England haven’t beaten southern hemisphere opposition in a Test series since 2007, when they whitewashed New Zealand 3-0.

Hardaker added: “To win the series would be fantastic for all the players and staff.

“For the country as well it would be really good, it would put us on the rugby league map.

“That’s what we want to do. It has been two tough, physical games and it is one-all, which I think is a fair reflection on the games so far.

“I think we produced a pretty good display in the first and not so good in the second.

“We know what to do and it is good we can play the same opposition again and get a chance to put things right.”

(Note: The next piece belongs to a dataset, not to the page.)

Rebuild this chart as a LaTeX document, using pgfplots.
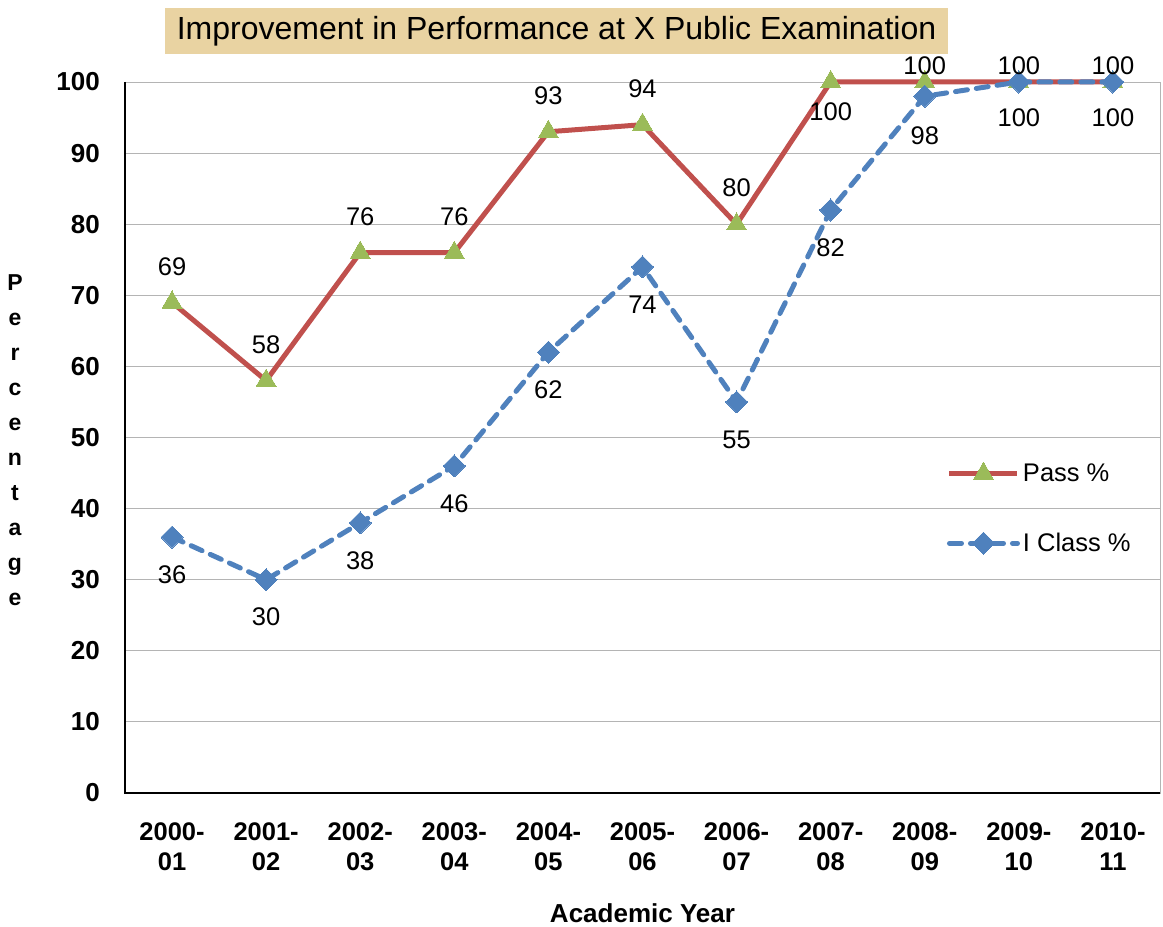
\documentclass[border=0pt]{standalone}
\usepackage{pgfplots}
\pgfplotsset{compat=1.18}
\usepackage{pgfplotstable}
\usepackage{fontspec}
\setmainfont{Liberation Sans}
\definecolor{passred}{HTML}{C0504D}
\definecolor{passgreen}{HTML}{9BBB59}
\definecolor{iblue}{HTML}{4F81BD}
\definecolor{titlebg}{HTML}{E9D3A2}
\definecolor{gridgray}{HTML}{B4B4B4}

% ppos / ipos: vertical offset of the value label (pt)
\pgfplotstableread{
x pass ppos iclass ipos
0 69 36 36 -38
1 58 36 30 -37
2 76 36 38 -38
3 76 36 46 -38
4 93 36 62 -38
5 94 36 74 -38
6 80 36 55 -38
7 100 -30 82 -38
8 100 16 98 -40
9 100 -36 100 16
10 100 -36 100 16
}\data

\begin{document}
\begin{tikzpicture}
\path[use as bounding box] (-125pt,-134pt) rectangle (1038pt,793pt);
\node[fill=titlebg, minimum width=783pt, minimum height=46pt, inner sep=0pt, font=\fontsize{32}{36}\selectfont] at (431.5pt,762pt) {Improvement in Performance at X Public Examination};
\begin{axis}[
  scale only axis, width=1035pt, height=711pt,
  xmin=-0.5, xmax=10.5, ymin=0, ymax=100,
  xtick={0,...,10},
  xticklabels={{2000-\\01},{2001-\\02},{2002-\\03},{2003-\\04},{2004-\\05},{2005-\\06},{2006-\\07},{2007-\\08},{2008-\\09},{2009-\\10},{2010-\\11}},
  ytick={0,10,...,100},
  ymajorgrids, grid style={draw=gridgray, line width=0.9pt},
  major tick length=0pt,
  axis line style={draw=gridgray, line width=0.9pt},
  /pgf/number format/assume math mode=true,
  xticklabel style={font=\bfseries\fontsize{25.5}{30}\selectfont, align=center, inner sep=0pt, anchor=north, yshift=-29pt},
  yticklabel style={font=\bfseries\fontsize{26}{30}\selectfont, inner sep=0pt, anchor=east, xshift=-25pt},
  xlabel={Academic Year},
  xlabel style={font=\bfseries\fontsize{26}{30}\selectfont, at={(axis description cs:0.5,0)}, anchor=center, yshift=-120pt},
  ylabel={P\\e\\r\\c\\e\\n\\t\\a\\g\\e},
  ylabel style={rotate=-90, font=\bfseries\fontsize{23}{35}\selectfont, align=center, at={(axis description cs:0,0.5)}, anchor=center, xshift=-110pt, yshift=-3pt},
  legend style={at={(axis description cs:0.794,0.40)}, anchor=west, draw=none, fill=none, inner sep=0pt,
    font=\fontsize{25.5}{30}\selectfont, row sep=44pt, nodes={inner sep=3pt}},
  legend cell align=left,
  legend image code/.code={\draw[mark repeat=2, mark phase=2, #1] plot coordinates {(0pt,0pt) (34pt,0pt) (68pt,0pt)};},
  clip=false,
  after end axis/.code={\draw[black, line width=1.2pt] (rel axis cs:0,1) -- (rel axis cs:0,0) -- (rel axis cs:1,0);},
]
\addplot[passred, line width=5pt, mark=triangle*, mark size=11.5pt,
  mark options={fill=passgreen, draw=passgreen, line width=0pt, solid},
  nodes near coords, point meta=explicit,
  visualization depends on={\thisrow{ppos} \as \lpos},
  every node near coord/.append style={anchor=center, yshift=\lpos pt, text=black, font=\fontsize{25.5}{30}\selectfont}]
  table[x=x, y=pass, meta=pass]{\data};
\addlegendentry{Pass \%}
\addplot[iblue, line width=5pt, dash pattern=on 12pt off 9pt, line cap=round, mark=square*, mark size=7.8pt,
  mark options={fill=iblue, draw=iblue, line width=0pt, solid, rotate=45},
  nodes near coords, point meta=explicit,
  visualization depends on={\thisrow{ipos} \as \lpos},
  every node near coord/.append style={anchor=center, yshift=\lpos pt, text=black, font=\fontsize{25.5}{30}\selectfont}]
  table[x=x, y=iclass, meta=iclass]{\data};
\addlegendentry{I Class \%}
\end{axis}
\end{tikzpicture}
\end{document}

England are 28-21 ahead on aggregate after a 26-12 victory in the opening Test at KC Stadium, Hull and last Saturday’s agonising 9-2 loss.

The missed opportunity to wrap up the series with one game still to play was a huge disappointment, but Hardaker insisted England have what it takes to put things right.

“I think we can turn it around, massively so,” he said.

“If we defend like we did last week it’s not often you lose a game.

“To be fair to the Kiwis, they did play better than us (last week), but we know we have got a lot more in the tank.

“We can produce a lot better attacking performance than we did, so that is quite encouraging to know.

“We had a weekend at home with our families, then came back in and regrouped.

“We’ve looked at where we can improve and we’ll try and apply that on Saturday.”

England have conceded just three tries in the 160 minutes of the series so far, but rarely looked like getting over New Zealand’s goal line six days ago.

Their one real chance came late on, when video referees James Child and Phil Bentham decided James Graham had not grounded the ball from Josh Hodgson’s kick.

Hardaker reckons England have taken positives from their performance, particularly in the way they defended, but knows they have to offer more of a threat with ball in hand.

All the home team’s four tries so far have been scored by forwards, but Hardaker feels England are capable of a much better attacking display tomorrow.

“It was a tough, physical game again,” he said of the showdown at London’s Olympic Stadium.

“I thought the full team defended really well.

“They (New Zealand) got a bit of a lucky bounce here and there.

“They got over for a try, which they deserved in the end, but I think it put us under too much pressure and we didn’t attack as well as we could do.

“I think that cost us in the end, but a tight game like that is pretty encouraging for this week.”